* **DIRECTION**: Set the lines down again exactly, first line through the line that contains "import plotly.graph_objects as go", with no pictures.

+++

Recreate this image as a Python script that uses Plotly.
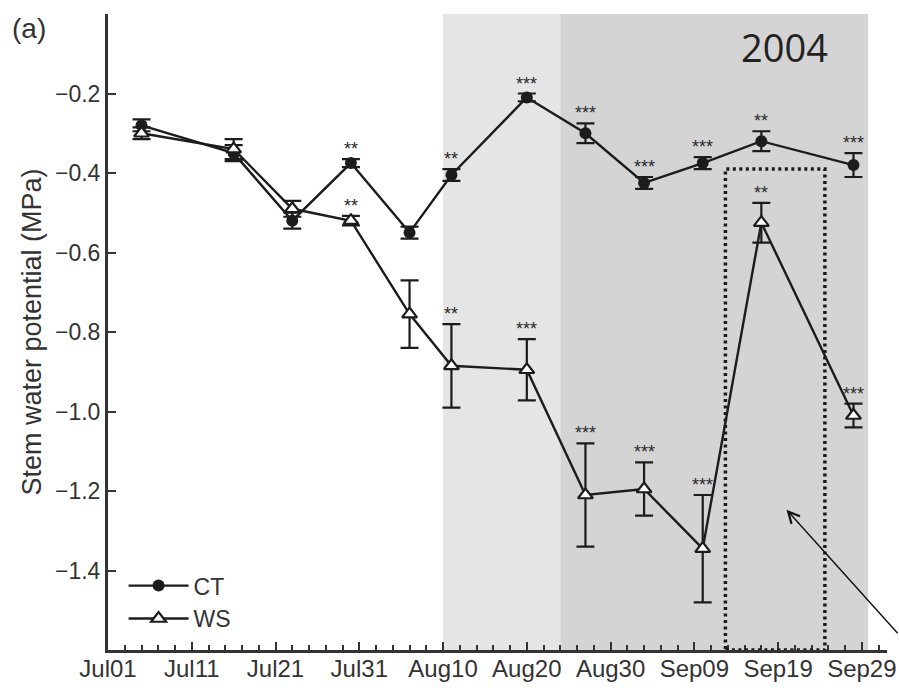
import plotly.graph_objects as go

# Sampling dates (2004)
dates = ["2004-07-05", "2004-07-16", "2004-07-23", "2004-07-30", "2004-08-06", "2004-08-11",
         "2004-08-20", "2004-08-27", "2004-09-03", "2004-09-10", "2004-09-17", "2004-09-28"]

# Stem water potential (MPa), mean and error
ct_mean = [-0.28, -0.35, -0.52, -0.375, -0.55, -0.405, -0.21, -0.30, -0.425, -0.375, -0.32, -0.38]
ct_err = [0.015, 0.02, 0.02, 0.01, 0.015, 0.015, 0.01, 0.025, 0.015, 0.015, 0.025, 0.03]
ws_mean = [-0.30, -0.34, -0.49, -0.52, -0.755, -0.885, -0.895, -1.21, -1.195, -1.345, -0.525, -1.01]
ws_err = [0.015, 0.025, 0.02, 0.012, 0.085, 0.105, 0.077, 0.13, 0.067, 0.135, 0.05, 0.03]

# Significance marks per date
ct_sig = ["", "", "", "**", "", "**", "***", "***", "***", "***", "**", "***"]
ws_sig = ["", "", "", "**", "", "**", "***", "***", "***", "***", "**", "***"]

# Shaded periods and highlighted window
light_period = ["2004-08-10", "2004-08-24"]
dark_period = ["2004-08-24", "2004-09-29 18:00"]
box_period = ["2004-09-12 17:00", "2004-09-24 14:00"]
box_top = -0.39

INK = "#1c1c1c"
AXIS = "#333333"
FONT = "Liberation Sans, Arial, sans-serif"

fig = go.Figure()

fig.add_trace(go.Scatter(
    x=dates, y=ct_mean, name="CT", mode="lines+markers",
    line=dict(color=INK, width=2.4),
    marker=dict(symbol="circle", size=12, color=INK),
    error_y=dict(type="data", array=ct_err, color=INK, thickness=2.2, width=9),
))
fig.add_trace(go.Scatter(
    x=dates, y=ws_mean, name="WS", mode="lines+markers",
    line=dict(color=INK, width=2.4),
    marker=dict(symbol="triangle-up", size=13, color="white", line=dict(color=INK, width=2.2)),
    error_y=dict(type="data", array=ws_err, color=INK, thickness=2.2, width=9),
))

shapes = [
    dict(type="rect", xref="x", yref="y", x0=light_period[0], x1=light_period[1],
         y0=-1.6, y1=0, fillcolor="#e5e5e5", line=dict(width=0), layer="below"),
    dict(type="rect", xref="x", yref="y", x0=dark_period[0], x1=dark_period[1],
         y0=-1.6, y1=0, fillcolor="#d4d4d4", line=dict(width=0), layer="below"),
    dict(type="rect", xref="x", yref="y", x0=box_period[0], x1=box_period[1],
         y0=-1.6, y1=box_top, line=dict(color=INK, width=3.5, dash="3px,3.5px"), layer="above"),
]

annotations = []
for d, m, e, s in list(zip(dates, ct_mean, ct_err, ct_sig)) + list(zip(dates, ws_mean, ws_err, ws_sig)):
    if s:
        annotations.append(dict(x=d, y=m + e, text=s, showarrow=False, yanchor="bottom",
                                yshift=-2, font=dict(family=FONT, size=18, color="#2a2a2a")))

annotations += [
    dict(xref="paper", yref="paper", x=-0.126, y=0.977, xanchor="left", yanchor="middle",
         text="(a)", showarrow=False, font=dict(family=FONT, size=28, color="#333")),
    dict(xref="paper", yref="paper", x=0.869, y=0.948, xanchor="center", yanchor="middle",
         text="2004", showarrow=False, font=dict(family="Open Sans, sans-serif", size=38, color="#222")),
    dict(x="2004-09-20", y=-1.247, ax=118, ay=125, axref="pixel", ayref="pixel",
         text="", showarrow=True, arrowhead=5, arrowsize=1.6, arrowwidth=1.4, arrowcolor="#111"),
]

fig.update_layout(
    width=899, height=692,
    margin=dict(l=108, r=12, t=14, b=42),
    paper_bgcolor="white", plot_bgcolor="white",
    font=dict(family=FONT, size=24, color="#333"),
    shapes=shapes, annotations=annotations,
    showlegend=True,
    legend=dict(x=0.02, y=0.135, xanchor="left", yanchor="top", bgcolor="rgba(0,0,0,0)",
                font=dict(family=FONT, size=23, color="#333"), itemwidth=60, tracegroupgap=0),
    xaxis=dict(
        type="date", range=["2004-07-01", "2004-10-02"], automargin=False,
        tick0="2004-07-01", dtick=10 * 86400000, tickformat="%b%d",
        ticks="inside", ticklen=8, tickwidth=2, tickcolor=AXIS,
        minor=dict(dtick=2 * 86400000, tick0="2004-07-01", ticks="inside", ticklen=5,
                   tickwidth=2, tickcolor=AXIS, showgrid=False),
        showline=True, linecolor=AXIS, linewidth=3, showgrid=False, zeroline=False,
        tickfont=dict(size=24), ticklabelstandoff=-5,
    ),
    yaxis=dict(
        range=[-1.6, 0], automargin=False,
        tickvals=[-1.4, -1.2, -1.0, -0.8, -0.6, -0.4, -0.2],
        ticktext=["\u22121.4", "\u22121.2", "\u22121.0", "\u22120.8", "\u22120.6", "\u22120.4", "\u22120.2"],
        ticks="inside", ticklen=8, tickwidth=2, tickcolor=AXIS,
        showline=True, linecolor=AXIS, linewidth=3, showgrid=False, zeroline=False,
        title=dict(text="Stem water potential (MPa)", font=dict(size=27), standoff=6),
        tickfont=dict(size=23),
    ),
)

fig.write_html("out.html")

+++

* **EXPECTED OUTPUT**:
Recreate this image as a Python script that uses Plotly.
import plotly.graph_objects as go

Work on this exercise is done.